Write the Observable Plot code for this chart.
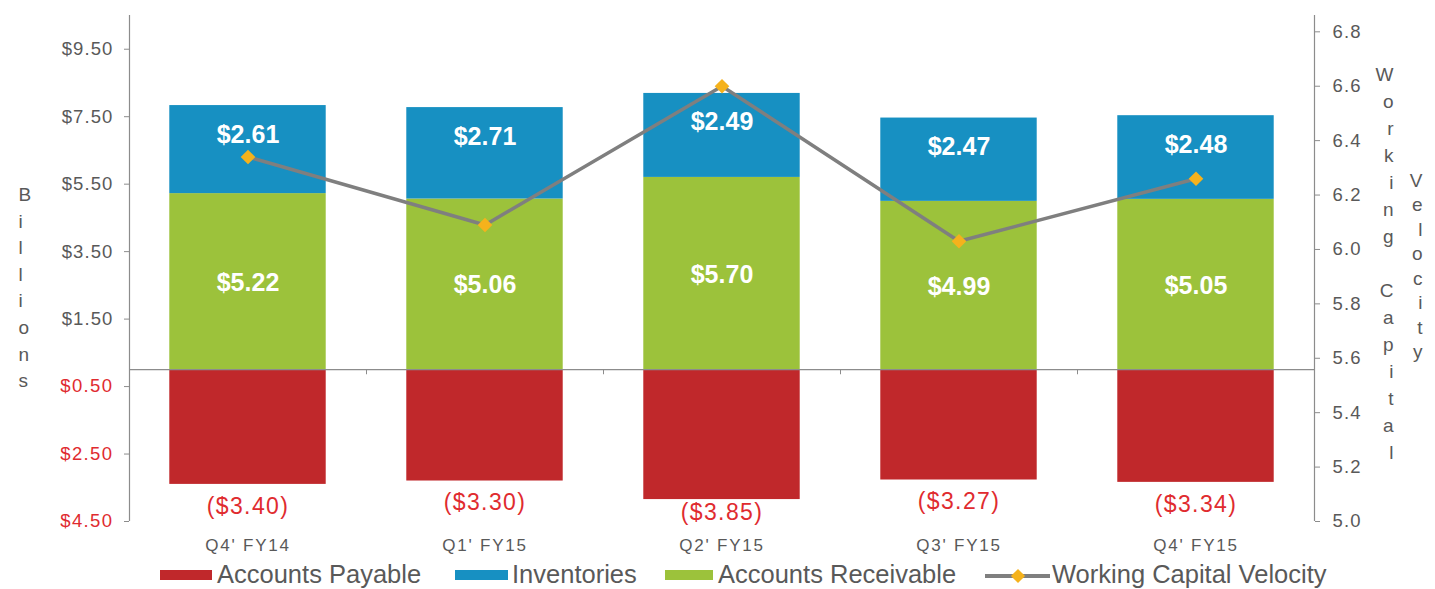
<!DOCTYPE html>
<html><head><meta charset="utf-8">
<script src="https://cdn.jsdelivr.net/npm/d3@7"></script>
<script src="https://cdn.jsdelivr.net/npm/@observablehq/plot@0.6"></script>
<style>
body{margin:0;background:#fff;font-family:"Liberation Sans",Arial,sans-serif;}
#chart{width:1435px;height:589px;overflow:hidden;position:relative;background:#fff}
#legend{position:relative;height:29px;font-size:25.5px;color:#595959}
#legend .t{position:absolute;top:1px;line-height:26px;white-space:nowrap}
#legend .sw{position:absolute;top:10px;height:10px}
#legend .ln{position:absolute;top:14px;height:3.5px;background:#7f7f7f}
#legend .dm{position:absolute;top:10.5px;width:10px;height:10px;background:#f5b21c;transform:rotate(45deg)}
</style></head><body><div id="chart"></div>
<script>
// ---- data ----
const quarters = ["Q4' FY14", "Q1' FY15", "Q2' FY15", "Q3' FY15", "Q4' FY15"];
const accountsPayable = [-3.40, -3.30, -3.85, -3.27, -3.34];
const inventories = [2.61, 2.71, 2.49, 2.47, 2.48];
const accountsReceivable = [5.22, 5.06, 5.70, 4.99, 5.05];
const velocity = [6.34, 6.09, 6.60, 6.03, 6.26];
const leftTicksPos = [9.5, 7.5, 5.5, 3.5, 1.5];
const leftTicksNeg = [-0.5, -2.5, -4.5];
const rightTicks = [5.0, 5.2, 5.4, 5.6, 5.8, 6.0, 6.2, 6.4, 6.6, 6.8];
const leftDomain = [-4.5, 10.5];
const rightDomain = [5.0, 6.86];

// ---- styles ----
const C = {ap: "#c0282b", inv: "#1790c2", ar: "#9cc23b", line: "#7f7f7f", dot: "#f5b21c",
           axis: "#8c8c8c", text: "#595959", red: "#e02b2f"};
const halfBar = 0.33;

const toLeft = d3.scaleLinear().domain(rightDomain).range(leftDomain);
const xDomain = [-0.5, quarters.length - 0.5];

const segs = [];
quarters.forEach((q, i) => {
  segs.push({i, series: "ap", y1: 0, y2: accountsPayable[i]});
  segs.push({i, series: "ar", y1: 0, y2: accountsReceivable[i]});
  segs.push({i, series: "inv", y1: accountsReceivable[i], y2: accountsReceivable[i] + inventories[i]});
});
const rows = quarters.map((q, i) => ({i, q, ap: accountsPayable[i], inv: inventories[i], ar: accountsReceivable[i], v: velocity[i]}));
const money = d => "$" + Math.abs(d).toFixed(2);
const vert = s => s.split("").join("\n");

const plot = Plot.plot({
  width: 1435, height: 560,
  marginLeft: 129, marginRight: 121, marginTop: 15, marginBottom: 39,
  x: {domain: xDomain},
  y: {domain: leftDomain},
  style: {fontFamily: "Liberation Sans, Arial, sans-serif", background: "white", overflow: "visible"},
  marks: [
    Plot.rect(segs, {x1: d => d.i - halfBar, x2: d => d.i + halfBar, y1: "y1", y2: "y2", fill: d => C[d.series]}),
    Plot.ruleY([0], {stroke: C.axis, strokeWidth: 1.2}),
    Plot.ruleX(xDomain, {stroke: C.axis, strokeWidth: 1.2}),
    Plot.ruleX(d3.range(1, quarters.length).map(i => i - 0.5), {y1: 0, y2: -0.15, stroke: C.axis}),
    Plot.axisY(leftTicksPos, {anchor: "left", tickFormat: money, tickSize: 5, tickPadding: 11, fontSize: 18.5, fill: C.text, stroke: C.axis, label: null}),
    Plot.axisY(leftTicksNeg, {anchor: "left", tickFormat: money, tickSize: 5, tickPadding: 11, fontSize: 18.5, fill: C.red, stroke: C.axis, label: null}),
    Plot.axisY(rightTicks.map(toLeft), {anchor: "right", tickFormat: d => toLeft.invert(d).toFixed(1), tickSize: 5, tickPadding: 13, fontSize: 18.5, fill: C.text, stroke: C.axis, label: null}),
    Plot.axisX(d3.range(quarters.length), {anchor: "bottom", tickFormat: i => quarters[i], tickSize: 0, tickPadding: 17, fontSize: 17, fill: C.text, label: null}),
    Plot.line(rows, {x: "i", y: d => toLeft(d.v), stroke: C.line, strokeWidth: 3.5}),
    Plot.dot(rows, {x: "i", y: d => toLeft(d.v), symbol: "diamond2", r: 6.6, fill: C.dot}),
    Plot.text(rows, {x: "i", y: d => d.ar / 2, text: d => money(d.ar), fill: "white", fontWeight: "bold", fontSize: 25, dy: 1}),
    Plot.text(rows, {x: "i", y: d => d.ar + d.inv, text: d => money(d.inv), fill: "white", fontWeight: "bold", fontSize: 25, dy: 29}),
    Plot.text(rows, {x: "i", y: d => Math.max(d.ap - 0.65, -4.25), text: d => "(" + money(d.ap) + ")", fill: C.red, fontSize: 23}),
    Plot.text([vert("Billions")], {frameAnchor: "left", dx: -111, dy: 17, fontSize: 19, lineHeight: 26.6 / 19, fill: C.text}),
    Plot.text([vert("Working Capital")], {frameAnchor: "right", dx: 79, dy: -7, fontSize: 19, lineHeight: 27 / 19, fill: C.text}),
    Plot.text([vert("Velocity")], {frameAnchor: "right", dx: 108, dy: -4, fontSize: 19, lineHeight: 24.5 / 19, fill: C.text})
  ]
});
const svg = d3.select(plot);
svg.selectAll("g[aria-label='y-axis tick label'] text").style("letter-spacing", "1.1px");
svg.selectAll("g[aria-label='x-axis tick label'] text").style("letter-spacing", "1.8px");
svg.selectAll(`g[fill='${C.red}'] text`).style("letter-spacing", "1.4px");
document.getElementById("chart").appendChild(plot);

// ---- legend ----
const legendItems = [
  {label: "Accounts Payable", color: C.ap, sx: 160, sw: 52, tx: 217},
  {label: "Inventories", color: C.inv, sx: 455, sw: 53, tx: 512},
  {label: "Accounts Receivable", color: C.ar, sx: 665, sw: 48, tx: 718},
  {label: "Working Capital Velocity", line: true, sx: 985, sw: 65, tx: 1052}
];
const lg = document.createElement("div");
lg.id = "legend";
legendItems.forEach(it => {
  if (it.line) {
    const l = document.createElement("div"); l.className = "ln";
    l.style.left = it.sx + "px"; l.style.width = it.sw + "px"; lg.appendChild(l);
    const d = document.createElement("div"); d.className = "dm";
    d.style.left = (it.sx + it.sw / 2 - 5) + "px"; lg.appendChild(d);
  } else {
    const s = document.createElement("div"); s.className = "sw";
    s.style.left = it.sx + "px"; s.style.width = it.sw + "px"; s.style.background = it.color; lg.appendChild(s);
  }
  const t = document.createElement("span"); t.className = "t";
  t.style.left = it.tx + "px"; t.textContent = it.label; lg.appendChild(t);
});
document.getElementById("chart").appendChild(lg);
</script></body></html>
----
EXERCISE OBJECTIVE: Determine how many lines of the listing above include the word "chart", and report that number only.

RESULT OF THIS TASK: 5